* _EXERCISE PROMPT_:
Write out all of the data without omission, exactly as shown.

* _STORED DATA_:
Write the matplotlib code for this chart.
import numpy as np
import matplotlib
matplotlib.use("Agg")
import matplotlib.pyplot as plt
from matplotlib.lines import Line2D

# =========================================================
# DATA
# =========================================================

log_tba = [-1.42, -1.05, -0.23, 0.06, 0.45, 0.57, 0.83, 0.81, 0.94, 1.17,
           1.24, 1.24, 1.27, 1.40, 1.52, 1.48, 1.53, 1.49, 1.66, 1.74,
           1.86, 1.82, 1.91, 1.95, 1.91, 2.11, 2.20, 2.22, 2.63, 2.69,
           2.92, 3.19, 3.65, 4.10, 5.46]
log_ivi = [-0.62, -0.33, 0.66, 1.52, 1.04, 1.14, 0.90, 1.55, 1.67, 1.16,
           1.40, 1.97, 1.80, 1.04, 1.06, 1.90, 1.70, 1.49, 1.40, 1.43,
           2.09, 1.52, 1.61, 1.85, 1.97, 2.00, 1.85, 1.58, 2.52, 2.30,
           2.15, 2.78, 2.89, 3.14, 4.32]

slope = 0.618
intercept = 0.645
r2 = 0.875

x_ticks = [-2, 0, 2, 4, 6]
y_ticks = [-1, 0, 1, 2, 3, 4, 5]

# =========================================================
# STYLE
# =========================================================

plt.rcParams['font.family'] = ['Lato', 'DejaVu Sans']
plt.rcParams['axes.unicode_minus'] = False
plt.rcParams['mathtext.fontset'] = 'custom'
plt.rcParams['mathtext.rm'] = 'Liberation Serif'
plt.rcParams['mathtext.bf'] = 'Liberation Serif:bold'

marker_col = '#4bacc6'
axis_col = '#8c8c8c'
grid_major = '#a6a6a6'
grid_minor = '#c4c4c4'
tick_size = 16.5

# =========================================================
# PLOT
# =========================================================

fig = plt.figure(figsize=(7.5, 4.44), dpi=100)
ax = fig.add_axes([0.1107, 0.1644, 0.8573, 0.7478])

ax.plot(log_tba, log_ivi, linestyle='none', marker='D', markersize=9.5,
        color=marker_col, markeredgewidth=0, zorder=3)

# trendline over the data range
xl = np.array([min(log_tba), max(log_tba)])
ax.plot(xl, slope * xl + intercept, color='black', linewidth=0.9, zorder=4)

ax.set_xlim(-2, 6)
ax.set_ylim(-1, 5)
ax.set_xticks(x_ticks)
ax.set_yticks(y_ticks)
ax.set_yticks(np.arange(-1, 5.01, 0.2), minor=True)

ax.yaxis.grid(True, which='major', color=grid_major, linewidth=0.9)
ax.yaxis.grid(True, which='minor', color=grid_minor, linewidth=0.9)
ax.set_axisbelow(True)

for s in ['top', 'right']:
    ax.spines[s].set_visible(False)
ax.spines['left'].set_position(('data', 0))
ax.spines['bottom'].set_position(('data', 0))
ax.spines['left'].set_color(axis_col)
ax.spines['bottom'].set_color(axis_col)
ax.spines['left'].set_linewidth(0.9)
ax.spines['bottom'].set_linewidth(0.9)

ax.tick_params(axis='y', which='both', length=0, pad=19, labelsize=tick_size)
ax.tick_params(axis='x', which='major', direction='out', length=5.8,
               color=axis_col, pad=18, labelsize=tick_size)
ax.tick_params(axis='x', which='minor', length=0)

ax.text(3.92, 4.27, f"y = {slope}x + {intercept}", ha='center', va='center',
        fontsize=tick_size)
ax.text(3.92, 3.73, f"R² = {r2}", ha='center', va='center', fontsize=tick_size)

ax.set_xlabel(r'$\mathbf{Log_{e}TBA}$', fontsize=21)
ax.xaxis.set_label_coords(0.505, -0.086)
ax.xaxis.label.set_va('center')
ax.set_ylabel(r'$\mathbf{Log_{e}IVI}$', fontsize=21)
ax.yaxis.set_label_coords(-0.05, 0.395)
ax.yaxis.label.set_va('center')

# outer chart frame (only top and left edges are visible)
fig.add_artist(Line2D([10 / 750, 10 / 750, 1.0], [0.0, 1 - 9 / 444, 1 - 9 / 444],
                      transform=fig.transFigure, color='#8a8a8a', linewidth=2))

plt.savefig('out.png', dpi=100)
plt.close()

* _RESULT OF THE EXERCISE_:
Write the matplotlib code for this chart.
import numpy as np
import matplotlib
matplotlib.use("Agg")
import matplotlib.pyplot as plt
from matplotlib.lines import Line2D

# =========================================================
# DATA
# =========================================================

log_tba = [-1.42, -1.05, -0.23, 0.06, 0.45, 0.57, 0.83, 0.81, 0.94, 1.17,
           1.24, 1.24, 1.27, 1.40, 1.52, 1.48, 1.53, 1.49, 1.66, 1.74,
           1.86, 1.82, 1.91, 1.95, 1.91, 2.11, 2.20, 2.22, 2.63, 2.69,
           2.92, 3.19, 3.65, 4.10, 5.46]
log_ivi = [-0.62, -0.33, 0.66, 1.52, 1.04, 1.14, 0.90, 1.55, 1.67, 1.16,
           1.40, 1.97, 1.80, 1.04, 1.06, 1.90, 1.70, 1.49, 1.40, 1.43,
           2.09, 1.52, 1.61, 1.85, 1.97, 2.00, 1.85, 1.58, 2.52, 2.30,
           2.15, 2.78, 2.89, 3.14, 4.32]

slope = 0.618
intercept = 0.645
r2 = 0.875

x_ticks = [-2, 0, 2, 4, 6]
y_ticks = [-1, 0, 1, 2, 3, 4, 5]

# =========================================================
# STYLE
# =========================================================

plt.rcParams['font.family'] = ['Lato', 'DejaVu Sans']
plt.rcParams['axes.unicode_minus'] = False
plt.rcParams['mathtext.fontset'] = 'custom'
plt.rcParams['mathtext.rm'] = 'Liberation Serif'
plt.rcParams['mathtext.bf'] = 'Liberation Serif:bold'

marker_col = '#4bacc6'
axis_col = '#8c8c8c'
grid_major = '#a6a6a6'
grid_minor = '#c4c4c4'
tick_size = 16.5

# =========================================================
# PLOT
# =========================================================

fig = plt.figure(figsize=(7.5, 4.44), dpi=100)
ax = fig.add_axes([0.1107, 0.1644, 0.8573, 0.7478])

ax.plot(log_tba, log_ivi, linestyle='none', marker='D', markersize=9.5,
        color=marker_col, markeredgewidth=0, zorder=3)

# trendline over the data range
xl = np.array([min(log_tba), max(log_tba)])
ax.plot(xl, slope * xl + intercept, color='black', linewidth=0.9, zorder=4)

ax.set_xlim(-2, 6)
ax.set_ylim(-1, 5)
ax.set_xticks(x_ticks)
ax.set_yticks(y_ticks)
ax.set_yticks(np.arange(-1, 5.01, 0.2), minor=True)

ax.yaxis.grid(True, which='major', color=grid_major, linewidth=0.9)
ax.yaxis.grid(True, which='minor', color=grid_minor, linewidth=0.9)
ax.set_axisbelow(True)

for s in ['top', 'right']:
    ax.spines[s].set_visible(False)
ax.spines['left'].set_position(('data', 0))
ax.spines['bottom'].set_position(('data', 0))
ax.spines['left'].set_color(axis_col)
ax.spines['bottom'].set_color(axis_col)
ax.spines['left'].set_linewidth(0.9)
ax.spines['bottom'].set_linewidth(0.9)

ax.tick_params(axis='y', which='both', length=0, pad=19, labelsize=tick_size)
ax.tick_params(axis='x', which='major', direction='out', length=5.8,
               color=axis_col, pad=18, labelsize=tick_size)
ax.tick_params(axis='x', which='minor', length=0)

ax.text(3.92, 4.27, f"y = {slope}x + {intercept}", ha='center', va='center',
        fontsize=tick_size)
ax.text(3.92, 3.73, f"R² = {r2}", ha='center', va='center', fontsize=tick_size)

ax.set_xlabel(r'$\mathbf{Log_{e}TBA}$', fontsize=21)
ax.xaxis.set_label_coords(0.505, -0.086)
ax.xaxis.label.set_va('center')
ax.set_ylabel(r'$\mathbf{Log_{e}IVI}$', fontsize=21)
ax.yaxis.set_label_coords(-0.05, 0.395)
ax.yaxis.label.set_va('center')

# outer chart frame (only top and left edges are visible)
fig.add_artist(Line2D([10 / 750, 10 / 750, 1.0], [0.0, 1 - 9 / 444, 1 - 9 / 444],
                      transform=fig.transFigure, color='#8a8a8a', linewidth=2))

plt.savefig('out.png', dpi=100)
plt.close()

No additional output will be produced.